Aussage gegen Aussage. Das ist der rote Faden in diesem wirren Stück. Eine Schlüsselstelle in der Spiegel-Geschichte ist ein Treffen am Frankfurter Flughafen im Jahr 2013. Teilnehmer: Theo Zwanziger, Wolfgang Niersbach, Horst R. Schmidt, Franz Beckenbauer und dessen Helfer Fedor Radmann. Zwanziger soll, so das Magazin, bei diesem Treffen angeblich gesagt haben, dass die Geschichte mit den 6,7 Millionen Euro dem DFB gefährlich werden könne: "Klärt das auf, sonst sind wir die Gejagten."

Insider des DFB bestreiten, dass darüber gesprochen worden sei. Es sei überhaupt nicht um die 6,7 Millionen gegangen. Bei dem Treffen sei über die Folgen der Pleite des Rechtevermarkters ISL gesprochen worden, der lange im Reich der Fifa eine wichtige Rolle spielte. Entweder, so ein DFB-Insider, irre sich Zwanziger oder er sage nicht die Wahrheit. Notfalls würden Teilnehmer des Treffens an Eides statt erklären, dass es weder um 6,7 Millionen Euro, noch um schwarze Kassen, noch um Dreyfus gegangen sei. Zwanziger war für eine Stellungnahme nicht erreichbar.

Vertreter der Deutschen Fußball Liga wollen wohl externe Fachkräfte einbinden

Das alles ist ein unappetitliches Knäuel, und es ist unklar, wie es sich auflösen wird. Spezialisten der Wirtschaftskanzlei Freshfields-Bruckhaus-Deringer schauen seit voriger Woche in die Bücher des DFB. Der Berliner Medienanwalt Christian Schertz rüstet sich für größere Attacken, und beim DFB träumt mancher davon, Zwanziger nachzusteigen, weil der die 6,7 Millionen Euro nicht zurückgefordert habe.
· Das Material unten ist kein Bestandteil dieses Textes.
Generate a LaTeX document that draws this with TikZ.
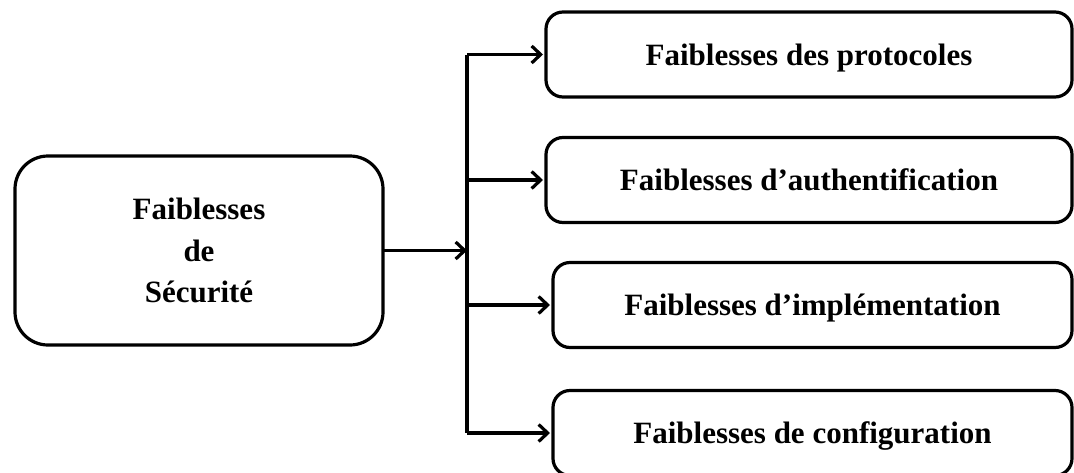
\documentclass[tikz,border=0pt]{standalone}
\usepackage{fontspec}
\setmainfont{Liberation Serif}
\usetikzlibrary{arrows.meta}
\begin{document}
\begin{tikzpicture}[x=1pt,y=1pt,
  every node/.style={inner sep=0pt, outer sep=0pt},
  leafbox/.style={draw, line width=3.2pt, rounded corners=17pt,
    minimum height=85pt, text height=21pt, text depth=0pt,
    font=\bfseries\fontsize{31}{36}\selectfont},
  rootbox/.style={draw, line width=3.2pt, rounded corners=33pt,
    minimum width=368pt, minimum height=189pt, align=center,
    font=\bfseries\fontsize{31}{41.5}\selectfont},
  link/.style={line width=3.2pt},
  arr/.style={link, -{Straight Barb[length=9pt,width=17pt]}}]

\useasboundingbox (0,0) rectangle (1074,-472);

% root node
\node[rootbox] (root) at (199,-250.5) {Faiblesses\\de\\Sécurité};

% the four categories
\node[leafbox, minimum width=526pt] (p1) at (809,-54.5) {Faiblesses des protocoles};
\node[leafbox, minimum width=526pt] (p2) at (809,-180) {Faiblesses d’authentification};
\node[leafbox, minimum width=519pt] (p3) at (812.5,-305) {Faiblesses d’implémentation};
\node[leafbox, minimum width=519pt] (p4) at (812.5,-433) {Faiblesses de configuration};

% distribution bus
\coordinate (bus) at (467,-250.5);
\draw[arr] (root.east) -- (bus);
\draw[link] (bus |- p1.west) -- (bus |- p4.west);
\foreach \n in {p1,p2,p3,p4}
  \draw[arr, shorten >=3pt] (bus |- \n.west) -- (\n.west);
\end{tikzpicture}
\end{document}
Am Freitagvormittag wurde das Präsidium des Fußballverbandes über den Fall in einer Telefonkonferenz informiert. Es stellte sich heraus, dass etliche der Mitglieder des Gremiums von dem Vorgang, der Niersbach nach dessen eigener Darstellung seit Sommer beschäftigt, nichts wussten. Vertreter der Deutschen Fußball Liga (DFL) sollen darauf gedrängt haben, dass auch externe Fachkräfte einzubinden seien. Mit dem Fall vertraute Personen gehen davon aus, dass sich jetzt der Kontrollausschuss mit den Millionen und dem Verhalten von Niersbach beschäftigen wird, der im Sommer von der unklaren 6,7-Millionen-Euro-Überweisung erfahren haben will, den Führungszirkel aber nicht oder nicht ausreichend informierte.